Computational annotation of protein function: what is recently happening?

- October 20, 2023

Proteins constitute the primary foundation of life, serving as pivotal components in the execution of vital life functions. Therefore, the essential task of functionally annotating proteins is paramount for comprehending life processes at the molecular level. For this purpose, various computational methods based on machine learning and deep learning, such as biological sequence analysis, protein structure prediction, and medical image processing, have been published. Typically, machine learning methods amalgamate features extracted from diverse data sources to assess the similarity between proteins and functional terms, leading to the annotation of similar functions for proteins exhibiting this likeness. Models based on deep learning typically emphasize extracting protein sequence features using convolutional neural networks and recurrent neural networks. They subsequently incorporate sequence similarity, protein-protein interaction (PPI) network data, and other information to enhance model performance. Various such methods are listed in Table 1.

Table 1: Some of the well-established methods for protein annotations. The upper row includes deep learning-based methods, whereas the lower row denotes ML-based methods.

DeepGO [1]	DeepGOPlus [2]	deepNF [3]	DeepMNE[4]	DeepGOA [5]	HnetGO[6]
GeneMANIA [7]	MS-kNN [8]	NetGO [9]

One of the recent protein annotation methods is HnetGO [6]. This method consists of three layers of submethods: 1) construction of a heterogeneous network, ii) a pretraining model to extract protein-level sequence features, and eventually, iii) a link prediction method to predict protein function.

The first submethod uses human and mouse protein sequence data from UniProt and protein-protein interaction data from STRING. The gene ontology information is extracted from the UniProt and GO website.

The heterogeneous network is constructed using information extracted from the GO and Uniprot databases. The network construction method includes a filtering method in the “Biological Process”, “Molecular Function”, and “Cellular Component” categories.

To extract protein-level features, the method uses SeqVec. It captures the long-range association of protein sequence, generates an amino-acid-level embedding vector, and then directly obtains an effective protein-level semantic representation through average aggregation.

Finally, in the prediction stage, the HNetGO model relies on the neighborhood information of the node, so the subgraph containing this protein node can be extracted through neighborhood sampling to perform function prediction.

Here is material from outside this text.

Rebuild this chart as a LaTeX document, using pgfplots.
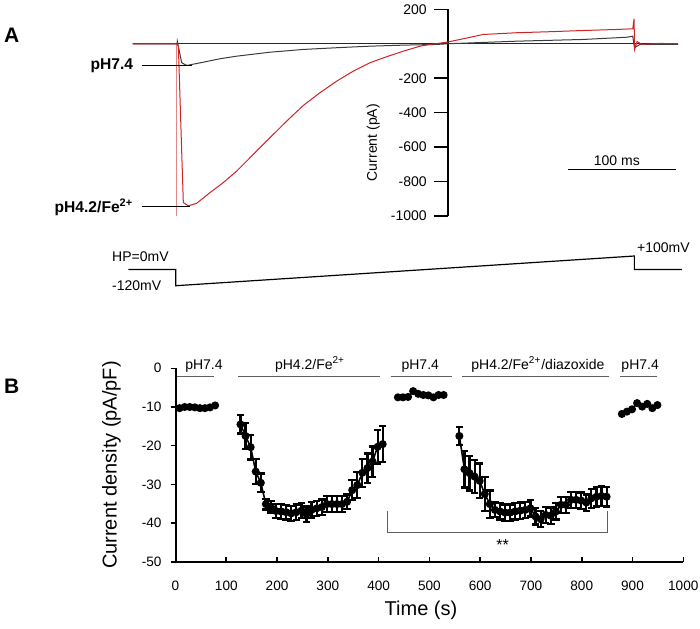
\documentclass[border=0pt]{standalone}
\usepackage{fontspec}
\setmainfont{Liberation Sans}
\usepackage{pgfplots}
\pgfplotsset{compat=1.18}

\definecolor{trred}{RGB}{205,35,35}
\definecolor{trgray}{RGB}{60,60,60}
\definecolor{segline}{RGB}{95,95,95}

\begin{document}
\begin{tikzpicture}[x=1pt,y=1pt]
\useasboundingbox (0,0) rectangle (350,-314);

\node[font=\fontsize{10.5}{12}\selectfont\bfseries] at (5.85,-17.5) {A};
\node[font=\fontsize{10.5}{12}\selectfont\bfseries] at (5.85,-193.35) {B};

% ---------- panel A: current traces ----------
\begin{axis}[
  at={(66.35pt,-108pt)}, anchor=south west,
  scale only axis, width=272.65pt, height=103.35pt,
  xmin=-292.5, xmax=213.8, ymin=-1000, ymax=200,
  enlargelimits=false, clip=false,
  axis lines=middle,
  x axis line style={-, line width=0.6pt, color=black!85},
  y axis line style={-, line width=1pt, color=black},
  xtick=\empty,
  ytick={-1000,-800,-600,-400,-200,0,200},
  yticklabels={-1000,-800,-600,-400,-200,0,200},
  tick align=outside, major tick length=7pt,
  tick style={line width=0.8pt, black},
  yticklabel style={font=\fontsize{7}{8}\selectfont},
]
% capacitive spike
\addplot[trred!55, line width=0.4pt] coordinates {(-251.7,0) (-251.7,-1000)};
% pH7.4
\addplot[trgray, line width=0.5pt] coordinates {
  (-292.5,0) (-251.3,0) (-251.1,15) (-247.0,-110) (-242.3,-126) (-226.9,-107)
  (-211.4,-87) (-195.9,-72) (-165.0,-49) (-134.1,-33) (-103.1,-23) (-72.1,-14)
  (-41.2,-8) (-10.2,-4) (0,0) (64.1,15) (125.9,25) (166.5,38) (171.8,44)
  (173.3,-23) (178.6,-4) (213.8,-4)
};
% pH4.2/Fe2+
\addplot[trred, line width=0.5pt] coordinates {
  (-292.5,0) (-251.3,0) (-250.1,-16) (-245.5,-922) (-240.9,-941) (-233.1,-926)
  (-220.7,-864) (-208.4,-806) (-195.9,-739) (-180.5,-642) (-165.0,-545)
  (-149.5,-449) (-134.1,-358) (-118.6,-284) (-103.1,-217) (-87.7,-159)
  (-72.1,-110) (-56.6,-75) (-41.2,-43) (-25.7,-14) (-16.4,-4) (-0.9,9)
  (11.4,25) (33.1,54) (64.1,64) (95.0,70) (125.9,77) (156.9,83) (171.8,87)
  (173.0,145) (173.5,-33) (175.8,13) (180.4,-4) (197.1,2) (213.8,0)
};
\draw[black, line width=0.6pt] (axis cs:-284.1,-124) -- (axis cs:-237.7,-124);
\draw[black, line width=0.6pt] (axis cs:-284.1,-945) -- (axis cs:-239.3,-945);
\node[anchor=east, inner sep=0pt, font=\fontsize{7.8}{9}\selectfont\bfseries]
  at (axis cs:-291.7,-127) {pH7.4};
\node[anchor=east, inner sep=0pt, font=\fontsize{7.8}{9}\selectfont\bfseries]
  at (axis cs:-291.7,-950) {pH4.2/Fe\textsuperscript{2+}};
\node[rotate=90, font=\fontsize{7}{8}\selectfont] at (axis cs:-69.1,-574) {Current (pA)};
\draw[black, line width=0.6pt] (axis cs:112,-729) -- (axis cs:212,-729);
\node[anchor=base, inner sep=0pt, font=\fontsize{7}{8}\selectfont] at (axis cs:157,-705) {100 ms};
\end{axis}

% ---------- panel A: voltage protocol ----------
\begin{axis}[
  at={(66.35pt,-142.85pt)}, anchor=south west,
  scale only axis, width=272.65pt, height=14.85pt,
  xmin=-292.5, xmax=213.8, ymin=-120, ymax=100,
  hide axis, clip=false,
]
\addplot[black, line width=0.6pt] coordinates {
  (-296.6,0) (-252.5,0) (-252.5,-120) (173.3,100) (173.3,0) (217.3,0)
};
\node[anchor=west, inner sep=0pt, font=\fontsize{7}{8}\selectfont] at (axis cs:-311.9,95) {HP=0mV};
\node[anchor=west, inner sep=0pt, font=\fontsize{7}{8}\selectfont] at (axis cs:-311.9,-122) {-120mV};
\node[anchor=west, inner sep=0pt, font=\fontsize{7}{8}\selectfont] at (axis cs:175.5,164) {+100mV};
\end{axis}

% ---------- panel B: current density ----------
\begin{axis}[
  at={(87.75pt,-280.85pt)}, anchor=south west,
  scale only axis, width=253.9pt, height=96.7pt,
  xmin=0, xmax=1000, ymin=-50, ymax=0,
  enlargelimits=false, clip=false,
  axis lines*=left,
  axis line style={line width=1pt},
  xtick={0,100,200,300,400,500,600,700,800,900,1000},
  ytick={-50,-40,-30,-20,-10,0},
  yticklabels={-50,-40,-30,-20,-10,0},
  tick align=inside, major tick length=2.5pt,
  tick style={black, line width=0.8pt},
  y tick style={xshift=-2.5pt},
  tick label style={font=\fontsize{6.8}{8}\selectfont},
  xticklabel style={yshift=-6pt},
  yticklabel style={xshift=-3.5pt},
  /pgf/number format/assume math mode=true,
  /pgf/number format/1000 sep={},
  xlabel={Time (s)}, ylabel={Current density (pA/pF)},
  label style={font=\fontsize{9}{10}\selectfont},
  every axis x label/.style={at={(axis description cs:0.4835,-0.253)}, anchor=center},
  every axis y label/.style={at={(axis description cs:-0.126,0.5)}, rotate=90, anchor=center},
  ebar/.style={black, line width=0.8pt, mark=*, mark size=1.6pt,
    error bars/.cd, y dir=both, y explicit,
    error bar style={line width=1.1pt, black},
    error mark options={rotate=90, mark size=1.9pt, line width=1.1pt, black}},
]
% pH7.4
\addplot[black, line width=0.8pt, mark=*, mark size=1.6pt] coordinates {
  (8,-10.3) (18,-10.0) (28,-10.0) (38,-10.1) (48,-10.3) (58,-10.3) (68,-10.1) (78,-9.6)
};
% pH4.2/Fe2+
\addplot[ebar] coordinates {
  (128,-14.5) +- (0,2.35) (138,-17.5) +- (0,3.4) (148,-20.4) +- (0,3.2)
  (158,-26.7) +- (0,3.2) (168,-29.6) +- (0,2.4) (178,-35.1) +- (0,1.4)
  (188,-35.8) +- (0,1.5) (198,-36.9) +- (0,1.8) (208,-37.0) +- (0,1.9)
  (218,-37.2) +- (0,1.9) (228,-37.5) +- (0,2.0) (238,-37.2) +- (0,2.0)
  (248,-36.8) +- (0,2.0) (258,-37.7) +- (0,2.0) (268,-36.6) +- (0,2.0)
  (278,-36.2) +- (0,2.0) (288,-35.9) +- (0,2.0) (298,-35.1) +- (0,2.0)
  (308,-35.1) +- (0,2.0) (318,-35.1) +- (0,2.0) (328,-35.1) +- (0,2.0)
  (338,-34.5) +- (0,1.9) (348,-31.5) +- (0,2.6) (358,-30.2) +- (0,3.3)
  (368,-27.0) +- (0,3.6) (378,-25.8) +- (0,3.8) (388,-24.1) +- (0,3.9)
  (398,-20.3) +- (0,4.3) (408,-19.6) +- (0,4.6)
};
% pH7.4
\addplot[black, line width=0.8pt, mark=*, mark size=1.6pt] coordinates {
  (438,-7.5) (448,-7.5) (458,-7.4) (468,-5.9) (478,-6.6) (488,-6.9) (498,-7.0)
  (508,-7.5) (518,-6.9) (528,-6.9)
};
% pH4.2/Fe2+/diazoxide
\addplot[ebar] coordinates {
  (559,-17.5) +- (0,2.25) (569,-26.1) +- (0,4.7) (579,-27.1) +- (0,4.5)
  (589,-28.0) +- (0,4.3) (599,-29.1) +- (0,4.5) (609,-32.5) +- (0,4.3)
  (619,-35.1) +- (0,3.5) (629,-36.6) +- (0,1.9) (639,-37.0) +- (0,2.1)
  (649,-37.3) +- (0,2.1) (659,-37.3) +- (0,2.1) (669,-37.0) +- (0,2.1)
  (679,-36.8) +- (0,2.1) (689,-36.6) +- (0,2.1) (699,-36.2) +- (0,2.1)
  (709,-38.3) +- (0,2.1) (719,-39.0) +- (0,2.1) (729,-37.9) +- (0,2.1)
  (739,-38.1) +- (0,2.1) (749,-37.0) +- (0,2.1) (759,-35.3) +- (0,2.1)
  (769,-35.3) +- (0,2.1) (779,-34.0) +- (0,2.1) (789,-34.0) +- (0,2.1)
  (799,-34.2) +- (0,2.1) (809,-34.7) +- (0,2.1) (819,-33.6) +- (0,2.5)
  (829,-33.2) +- (0,2.5) (839,-33.0) +- (0,2.6) (849,-33.2) +- (0,2.5)
};
% pH7.4
\addplot[black, line width=0.8pt, mark=*, mark size=1.6pt] coordinates {
  (879,-11.8) (889,-11.2) (899,-10.6) (909,-9.0) (919,-9.9) (929,-9.2) (939,-10.3) (949,-9.5)
};

% perfusion bars
\draw[segline, line width=0.6pt] (axis cs:2.4,-2.2) -- (axis cs:75.8,-2.2);
\draw[segline, line width=0.6pt] (axis cs:124,-2.2) -- (axis cs:403,-2.2);
\draw[segline, line width=0.6pt] (axis cs:424,-2.2) -- (axis cs:545,-2.2);
\draw[segline, line width=0.6pt] (axis cs:565,-2.2) -- (axis cs:854,-2.2);
\draw[segline, line width=0.6pt] (axis cs:875,-2.2) -- (axis cs:949,-2.2);
\begin{scope}[every node/.style={anchor=base, inner sep=0pt, font=\fontsize{7}{8}\selectfont}]
\node at (axis cs:56,-0.3) {pH7.4};
\node at (axis cs:265,-0.3) {pH4.2/Fe\textsuperscript{2+}};
\node at (axis cs:482,-0.3) {pH7.4};
\node at (axis cs:713.6,-0.3) {pH4.2/Fe\textsuperscript{2+}/diazoxide};
\node at (axis cs:915,-0.3) {pH7.4};
\end{scope}

% significance bracket
\draw[segline, line width=0.6pt] (axis cs:418,-37) -- (axis cs:418,-42.4)
  -- (axis cs:851,-42.4) -- (axis cs:851,-37);
\node[font=\fontsize{8}{9}\selectfont] at (axis cs:644,-45.7) {**};
\end{axis}
\end{tikzpicture}
\end{document}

Despite having a better methodology as compared to other methods, HNetGo is constrained by the fact that it has a higher false positive rate. Nevertheless, it shows a better performance than its counterparts, and hence, it won't be an embellishment to say that increasing the model complexity and fully mining the GO database will make it a promising candidate in the realm of protein annotation prediction.

References:

1. Kulmanov M, Khan MA, Hoehndorf R, Wren J. DeepGO: predicting protein functions from sequence and interactions using a deep ontology-aware classifier. Bioinformatics. 2018;34: 660–668.

2. Kulmanov M, Hoehndorf R. DeepGOPlus: improved protein function prediction from sequence. Bioinformatics. 2021;37: 1187.

3. Gligorijevic V, Barot M, Bonneau R. deepNF: deep network fusion for protein function prediction. Bioinformatics. 2018;34: 3873–3881.

4. Ma Y. DeepMNE: Deep Multi-Network Embedding for lncRNA-Disease Association Prediction. IEEE J Biomed Health Inform. 2022;26: 3539–3549.

5. Zhou G, Wang J, Zhang X, Yu G. DeepGOA: Predicting gene ontology annotations of proteins via graph convolutional network. 2019 IEEE International Conference on Bioinformatics and Biomedicine (BIBM). IEEE; 2019. doi:10.1109/bibm47256.2019.8983075

6. Zhang X, Guo H, Zhang F, Wang X, Wu K, Qiu S, et al. HNetGO: protein function prediction via heterogeneous network transformer. Brief Bioinform. 2023;24: bbab556.

7. Franz M, Rodriguez H, Lopes C, Zuberi K, Montojo J, Bader GD, et al. GeneMANIA update 2018. Nucleic Acids Res. 2018;46: W60–W64.

8. Lan L, Djuric N, Guo Y, Vucetic S. MS-kNN: protein function prediction by integrating multiple data sources. BMC Bioinformatics. 2013;14 Suppl 3: S8.

9. You R, Yao S, Xiong Y, Huang X, Sun F, Mamitsuka H, et al. NetGO: improving large-scale protein function prediction with massive network information. Nucleic Acids Res. 2019;47: W379–W387.